University of Michigan Professor Awarded the 2019 Martha Cheung Award

Dr. Yasmin Moll,  Assistant Professor of Anthropology at the University of Michigan, is the winner of the 2019 Martha Cheung Award for Best English Article in Translation Studies by an Early Career Scholar for her article entitled ‘Subtitling Islam: Translation, Mediation, Critique’, published in Public Culture 29/2 (2017).

Dr. Moll’s study examines subtitling practices at Iqraa, a satellite television channel designed to promote Islamic da’wa (‘outreach’ or ‘preaching’) within both Muslim-majority and Muslim-minority societies. It argues that the subtitlers see their task as twofold: to act as ‘cultural mediators’ responsible for countering perceived Western stereotypes about Muslims on the one hand, and, on the other, to transmit as ‘preachers by proxy’ correct and relevant religious knowledge to viewers when, at times, the Arab preachers they subtitle fail to do so. These translators feel authorized to contest through subtitles both external representations of Islam and internal interpretations of divine intent. Their acts of translation, and their internal debate at Iqraa, exceed the familiar Euro-American antimony of fidelity and betrayal. The article is based on extensive fieldwork and draws on and contributes to scholarship in media studies, translation studies and cultural anthropology.
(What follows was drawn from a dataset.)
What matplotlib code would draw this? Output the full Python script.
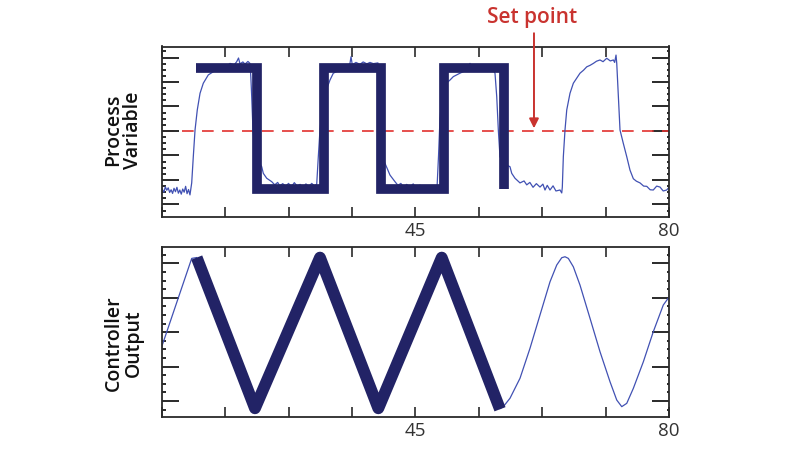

It demonstrates a fine-grained attention both to the actual and contingent ways in which subtitles are created and to the different motivations behind their creation, showing how translation on Islamic television is entwined in multiple stakes at multiple scales, whether those are aspirations for professional excellence, desires for a more just geopolitical order, or longing for divine salvation.